Insiden ini bukanlah yang pertama. Pada 2024, perusahaan Israel juga menghadapi larangan serupa di pameran seperti Eurosatory dan Euronaval, meskipun beberapa di antaranya dibatalkan oleh pengadilan Prancis.
Kejadian di Paris Air Show 2025 menambah ketegangan dalam hubungan Prancis-Israel dan berpotensi memengaruhi partisipasi Israel di acara internasional mendatang.
Di sisi lain, Paris Air Show tetap berjalan dengan sukses, menampilkan berbagai inovasi seperti jet tempur, helikopter, dan drone dari 75 perusahaan pertahanan global.
Namun, kontroversi ini meninggalkan pertanyaan besar: apakah keputusan Prancis murni berdasarkan aturan pameran, atau ada motif politik yang lebih dalam?

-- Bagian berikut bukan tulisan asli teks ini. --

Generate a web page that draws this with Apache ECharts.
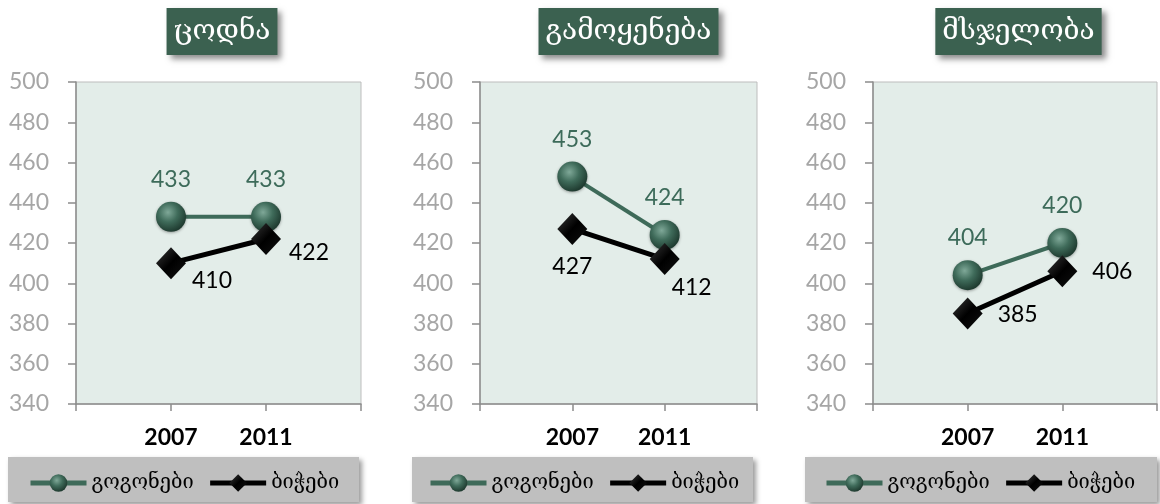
<!DOCTYPE html>
<html><head><meta charset="utf-8">
<script src="https://cdn.jsdelivr.net/npm/echarts@6/dist/echarts.min.js"></script>
<style>html,body{margin:0;padding:0;background:#fff}#c{width:1160px;height:504px}</style>
</head><body><div id="c"></div>
<script>
const categories = ['2007', '2011'];
const panelTitles = ['ცოდნა', 'გამოყენება', 'მსჯელობა'];
const seriesNames = ['გოგონები', 'ბიჭები'];
const girlsKnowing = [433, 433];
const boysKnowing = [410, 422];
const girlsApplying = [453, 424];
const boysApplying = [427, 412];
const girlsReasoning = [404, 420];
const boysReasoning = [385, 406];
const yMin = 340, yMax = 500, yStep = 20;

const girlsData = [girlsKnowing, girlsApplying, girlsReasoning];
const boysData = [boysKnowing, boysApplying, boysReasoning];

// layout (pixels)
const grids = [
  {left: 76, top: 82, width: 285, height: 322},
  {left: 480, top: 82, width: 277, height: 322},
  {left: 873, top: 82, width: 286, height: 322}
];
const titleCenters = [222, 628.5, 1018.5];
const titlePadX = 7;
const legendBoxes = [
  {x: 8, w: 351, iconLeft: 23},
  {x: 412, w: 341, iconLeft: 423},
  {x: 805, w: 352, iconLeft: 819}
];
const boyLabelOffsets = [
  [[41, 17], [43, 14]],
  [[0, 38], [27, 28]],
  [[50, 1], [50, 0]]
];

const GREEN = '#3e6a59';
const sphere = {type: 'radial', x: 0.4, y: 0.35, r: 0.65,
  colorStops: [{offset: 0, color: '#7fa898'}, {offset: 0.5, color: '#3f6b5a'}, {offset: 1, color: '#1f3b30'}]};
const diamondFill = {type: 'linear', x: 0, y: 0, x2: 1, y2: 1,
  colorStops: [{offset: 0, color: '#3a3a3a'}, {offset: 0.5, color: '#000'}, {offset: 1, color: '#111'}]};

const axisCats = [''].concat(categories, ['']);
const numFont = 'Lato, "Open Sans", sans-serif';
const geoFont = '"DejaVu Serif", "DejaVu Sans", serif';

const option = {
  animation: false,
  backgroundColor: '#ffffff',
  title: panelTitles.map((t, i) => ({
    text: t, left: titleCenters[i] - titlePadX, top: 8, textAlign: 'center',
    backgroundColor: '#3b6150', padding: [7, titlePadX],
    shadowBlur: 6, shadowColor: 'rgba(0,0,0,0.45)', shadowOffsetX: 4, shadowOffsetY: 4,
    textStyle: {color: '#ffffff', fontFamily: geoFont, fontWeight: 'normal', fontSize: 28, lineHeight: 33}
  })),
  graphic: legendBoxes.map(b => ({
    type: 'rect', left: b.x, top: 457, z: -1,
    shape: {width: b.w, height: 45},
    style: {fill: '#bfbfbf', shadowBlur: 5, shadowColor: 'rgba(0,0,0,0.4)', shadowOffsetX: 3, shadowOffsetY: 3}
  })),
  legend: legendBoxes.map(b => ({
    left: b.iconLeft, top: 468, itemWidth: 56, itemHeight: 22, itemGap: 14,
    data: seriesNames, selectedMode: false,
    lineStyle: {width: 5},
    textStyle: {fontFamily: geoFont, fontSize: 20, color: '#000'}
  })),
  grid: grids.map(g => Object.assign({show: true, backgroundColor: '#e3ede9', borderColor: '#bdbdbd', borderWidth: 1}, g)),
  xAxis: grids.map((g, i) => ({
    gridIndex: i, type: 'category', data: axisCats, boundaryGap: false,
    axisLine: {lineStyle: {color: '#8c8c8c', width: 1.5}},
    axisTick: {show: true, length: 7, lineStyle: {color: '#8c8c8c', width: 1.5}, interval: 0},
    axisLabel: {color: '#000', fontFamily: numFont, fontWeight: 'bold', fontSize: 23, margin: 22, interval: 0},
    splitLine: {show: false}
  })),
  yAxis: grids.map((g, i) => ({
    gridIndex: i, type: 'value', min: yMin, max: yMax, interval: yStep,
    axisLine: {show: true, lineStyle: {color: '#8c8c8c', width: 1.5}},
    axisTick: {show: true, length: 8, lineStyle: {color: '#8c8c8c', width: 1.5}},
    axisLabel: {color: '#a6a6a6', fontFamily: numFont, fontSize: 23, margin: 27},
    splitLine: {show: false}
  })),
  series: []
};

for (let i = 0; i < 3; i++) {
  option.series.push({
    name: seriesNames[0], type: 'line', xAxisIndex: i, yAxisIndex: i,
    data: categories.map((c, j) => [c, girlsData[i][j]]),
    symbol: 'circle', symbolSize: 30, z: 3,
    lineStyle: {color: GREEN, width: 4},
    itemStyle: {color: sphere, borderWidth: 0, shadowBlur: 3, shadowColor: 'rgba(0,0,0,0.35)', shadowOffsetY: 1},
    label: {show: true, position: 'top', distance: 11, color: '#3d6b5a', fontFamily: numFont, fontSize: 23}
  });
  option.series.push({
    name: seriesNames[1], type: 'line', xAxisIndex: i, yAxisIndex: i,
    data: categories.map((c, j) => ({
      value: [c, boysData[i][j]],
      label: {offset: boyLabelOffsets[i][j]}
    })),
    symbol: 'diamond', symbolSize: [30, 32], z: 4,
    lineStyle: {color: '#000', width: 5},
    itemStyle: {color: diamondFill, borderWidth: 0},
    label: {show: true, position: 'inside', color: '#000', fontFamily: numFont, fontSize: 23}
  });
}

const chart = echarts.init(document.getElementById('c'), null, {renderer: 'canvas'});
chart.setOption(option);
</script>
</body></html>
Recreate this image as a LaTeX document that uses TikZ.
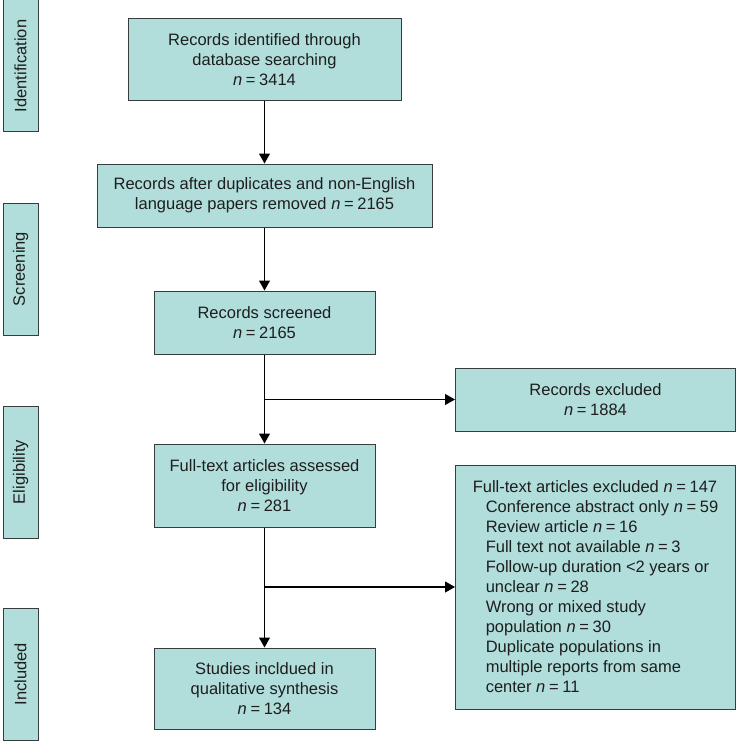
\documentclass[tikz,border=0pt]{standalone}
\usepackage{fontspec}
\setmainfont{Liberation Sans}
\usetikzlibrary{arrows.meta}
\definecolor{boxfill}{RGB}{177,222,219}
\definecolor{boxline}{RGB}{55,60,60}
\definecolor{txt}{RGB}{30,30,30}
\tikzset{
  every node/.style={font=\fontsize{16.5pt}{20pt}\selectfont, text=txt},
  flowbox/.style={draw=boxline, line width=1pt, fill=boxfill, inner sep=0pt, align=center},
  sidebox/.style={draw=boxline, line width=1pt, fill=boxfill, inner sep=0pt, rotate=90,
                  minimum width=132pt, minimum height=35pt},
  conn/.style={line width=1.1pt, black, -{Triangle[length=10pt,width=11pt]}}
}
\newcommand{\nn}{\textit{n}\hspace{0.22em}=\hspace{0.22em}}
\begin{document}
\begin{tikzpicture}[x=1pt,y=1pt]
\useasboundingbox (0,0) rectangle (736,-741);
% side labels
\node[sidebox] (sid) at (20.5,-66) {Identification};
\node[sidebox] (ssc) at (20.5,-269) {Screening};
\node[sidebox] (sel) at (20.5,-472) {Eligibility};
\node[sidebox] (sin) at (20.5,-674) {Included};
% main column
\node[flowbox, minimum width=273pt, minimum height=82pt] (b1) at (264.5,-60)
  {Records identified through\\database searching\\\nn 3414};
\node[flowbox, minimum width=335pt, minimum height=63pt] (b2) at (264.5,-195.5)
  {Records after duplicates and non-English\\language papers removed \nn 2165};
\node[flowbox, minimum width=221pt, minimum height=63pt] (b3) at (264.5,-322.5)
  {Records screened\\\nn 2165};
\node[flowbox, minimum width=221pt, minimum height=83pt] (b4) at (264.5,-485.5)
  {Full-text articles assessed\\for eligibility\\\nn 281};
\node[flowbox, minimum width=221pt, minimum height=81pt] (b5) at (264.5,-688.5)
  {Studies incldued in\\qualitative synthesis\\\nn 134};
% exclusion boxes
\node[flowbox, minimum width=280pt, minimum height=63pt] (e1) at (595.5,-399.5)
  {Records excluded\\\nn 1884};
\node[flowbox, minimum width=280pt, minimum height=244pt, align=left] (e2) at (595.5,-587)
  {Full-text articles excluded \nn 147\\
   \hspace*{13pt}Conference abstract only \nn 59\\
   \hspace*{13pt}Review article \nn 16\\
   \hspace*{13pt}Full text not available \nn 3\\
   \hspace*{13pt}Follow-up duration <2 years or\\
   \hspace*{13pt}unclear \nn 28\\
   \hspace*{13pt}Wrong or mixed study\\
   \hspace*{13pt}population \nn 30\\
   \hspace*{13pt}Duplicate populations in\\
   \hspace*{13pt}multiple reports from same\\
   \hspace*{13pt}center \nn 11};
% connectors
\draw[conn] (b1) -- (b2);
\draw[conn] (b2) -- (b3);
\draw[conn] (b3) -- (b4);
\draw[conn] (b4) -- (b5);
\coordinate (j1) at (b3.south |- e1.west);
\coordinate (j2) at (b4.south |- e2.west);
\draw[conn] (j1) -- (e1.west);
\draw[conn] (j2) -- (e2.west);
\end{tikzpicture}
\end{document}
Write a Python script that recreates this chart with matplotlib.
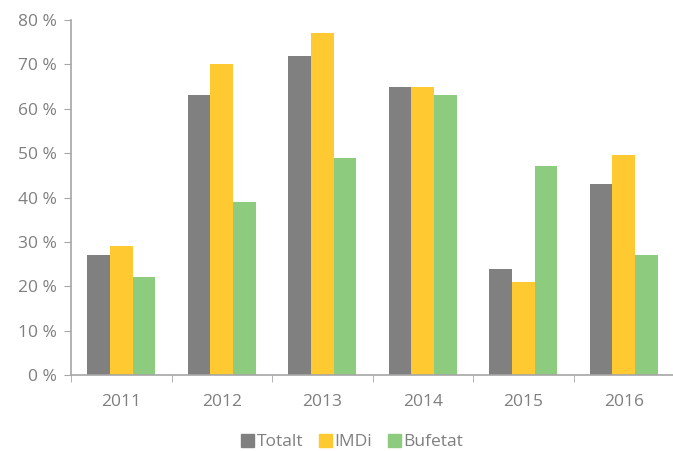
import numpy as np
import matplotlib.pyplot as plt
from matplotlib.patches import Patch
from matplotlib.ticker import FixedLocator

plt.rcParams['font.family'] = ['Open Sans', 'DejaVu Sans']

years = ["2011", "2012", "2013", "2014", "2015", "2016"]
totalt = [27, 63, 72, 65, 24, 43]
imdi = [29, 70, 77, 65, 21, 49.5]
bufetat = [22, 39, 49, 63, 47, 27]

series = [("Totalt", totalt, "#808080"),
          ("IMDi", imdi, "#FFC931"),
          ("Bufetat", bufetat, "#8DCC7E")]

text_col = "#7F7F7F"
axis_col = "#A6A6A6"

fig = plt.figure(figsize=(6.73, 4.51), dpi=100)
ax = fig.add_axes([71 / 673, 1 - 375 / 451, 603 / 673, 355 / 451])

x = np.arange(len(years))
w = 0.224
for i, (name, vals, col) in enumerate(series):
    ax.bar(x + (i - 1) * w, vals, width=w, color=col, label=name)

ax.set_xlim(-0.5, len(years) - 0.5)
ax.set_ylim(0, 80)
ax.set_yticks(np.arange(0, 81, 10))
ax.set_yticklabels([f"{v} %" for v in range(0, 81, 10)])
ax.set_xticks(x)
ax.set_xticklabels(years)
ax.xaxis.set_minor_locator(FixedLocator(np.arange(-0.5, len(years), 1)))

ax.tick_params(axis='y', direction='out', length=5, color=axis_col, labelcolor=text_col,
               labelsize=12.5, pad=5)
ax.tick_params(axis='x', which='major', length=0, labelcolor=text_col, labelsize=12.5, pad=14)
ax.tick_params(axis='x', which='minor', direction='out', length=5, color=axis_col)

for s in ['top', 'right']:
    ax.spines[s].set_visible(False)
for s in ['left', 'bottom']:
    ax.spines[s].set_color(axis_col)
    ax.spines[s].set_linewidth(1.2)

handles = [Patch(color=col, label=name) for name, _, col in series]
fig.legend(handles=handles, loc='center', bbox_to_anchor=(352 / 673, 1 - 442 / 451), ncol=3,
           frameon=False, fontsize=12.5, labelcolor=text_col, handlelength=0.75,
           handleheight=0.75, handletextpad=0.15, columnspacing=0.9)

fig.savefig("out.png", dpi=100)
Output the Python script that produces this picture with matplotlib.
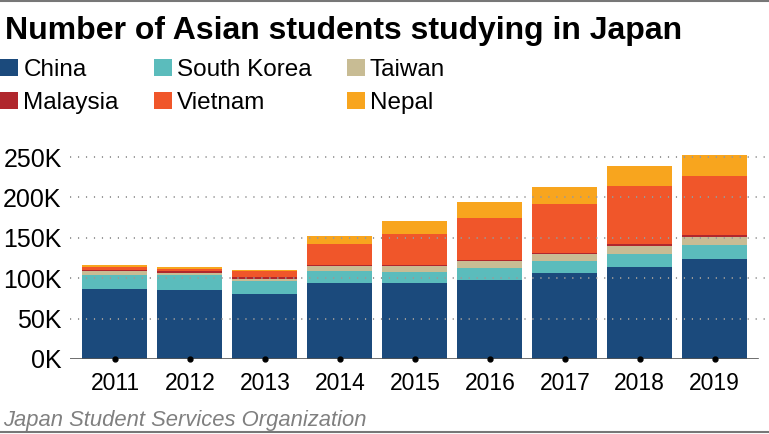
import matplotlib
matplotlib.use('Agg')

import matplotlib.pyplot as plt
from matplotlib.patches import Patch
from matplotlib.lines import Line2D
import numpy as np

plt.rcParams['font.family'] = ['Liberation Sans', 'DejaVu Sans']

years = ['2011', '2012', '2013', '2014', '2015', '2016', '2017', '2018', '2019']
countries = ['China', 'South Korea', 'Taiwan', 'Malaysia', 'Vietnam', 'Nepal']
colors = ['#1b4a7c', '#5bbcbc', '#c8bc94', '#b0272d', '#f0562a', '#f8a51e']

# students, in thousands
china = [87.0, 85.4, 80.4, 93.6, 93.6, 97.8, 106.4, 113.9, 124.1]
south_korea = [17.6, 18.1, 16.8, 14.8, 14.4, 15.2, 15.3, 16.4, 17.0]
taiwan = [4.0, 3.0, 2.0, 6.2, 7.0, 7.8, 7.8, 9.6, 9.9]
malaysia = [2.2, 2.3, 1.8, 1.5, 1.8, 2.0, 1.9, 2.4, 2.8]
vietnam = [3.5, 2.7, 7.4, 26.6, 38.3, 52.4, 60.8, 72.2, 73.1]
nepal = [1.9, 2.0, 2.1, 9.9, 16.4, 19.5, 21.4, 24.7, 25.6]
series = [china, south_korea, taiwan, malaysia, vietnam, nepal]

yticks = [0, 50, 100, 150, 200, 250]
ytick_labels = ['0K', '50K', '100K', '150K', '200K', '250K']

W, H = 769, 434
fig = plt.figure(figsize=(W / 100, H / 100), dpi=100)
ax = fig.add_axes([70 / W, 75 / H, 695 / W, 214 / H])

x = np.arange(len(years))
bottom = np.zeros(len(years))
for name, vals, col in zip(countries, series, colors):
    ax.bar(x, vals, width=0.867, bottom=bottom, color=col, label=name, zorder=1)
    bottom += np.array(vals)

ax.set_xlim(-0.6, 8.67)
ax.set_ylim(0, 265)
ax.set_yticks(yticks)
ax.set_yticklabels(ytick_labels)
ax.set_xticks(x)
ax.set_xticklabels(years)
ax.tick_params(axis='y', length=0, pad=6, labelsize=18)
ax.tick_params(axis='x', length=0, pad=9, labelsize=16.5)

for t in yticks[1:]:
    ax.axhline(t, color='#999999', linestyle=(0, (0.6, 3.5)), linewidth=1.4, zorder=3)
ax.axhline(0, xmax=0.99, color='#555555', linewidth=1.2, zorder=3)
ax.plot(x, np.zeros(len(x)), 'o', color='black', markersize=3.5, zorder=4, clip_on=False)

for s in ax.spines.values():
    s.set_visible(False)

# legend is filled row by row in the reference
order = [0, 3, 1, 4, 2, 5]
handles = [Patch(facecolor=colors[i], label=countries[i]) for i in order]
fig.legend(handles=handles, loc='upper left', bbox_to_anchor=(0.0, 1 - 59 / H), ncol=3,
           frameon=False, fontsize=17.5, handlelength=0.76, handleheight=0.66,
           handletextpad=0.2, columnspacing=1.44, labelspacing=0.45, borderpad=0,
           borderaxespad=0)

fig.text(5 / W, 1 - 39 / H, 'Number of Asian students studying in Japan',
         fontsize=23, fontweight='bold', va='baseline', ha='left')
fig.text(3 / W, 1 - 426 / H, 'Japan Student Services Organization',
         fontsize=15.8, style='italic', color='#808080', va='baseline', ha='left')

fig.add_artist(Line2D([0, 1], [1 - 1 / H, 1 - 1 / H], color='#777777', linewidth=1.5))
fig.add_artist(Line2D([0, 1], [1 - 432 / H, 1 - 432 / H], color='#777777', linewidth=1.5))

plt.savefig('out.png', dpi=100)
plt.close()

Bagaimanapun, langkah ini telah memperdalam jurang ketegangan di tengah dunia yang sudah penuh konflik.
Paris Air Show 2025 seharusnya menjadi panggung untuk memamerkan kemajuan teknologi, tetapi justru menjadi arena konflik geopolitik.
Penutupan stan lima perusahaan Israel oleh Prancis mencerminkan kompleksitas hubungan internasional saat ini, di mana kepentingan politik, komersial, dan kemanusiaan saling bertabrakan.
Sementara Prancis bersikeras menegakkan aturan, Israel melihatnya sebagai diskriminasi yang tidak bisa diterima. Di tengah semua ini, dunia menyaksikan bagaimana sebuah pameran teknologi bisa menjadi cerminan ketegangan global yang jauh lebih besar.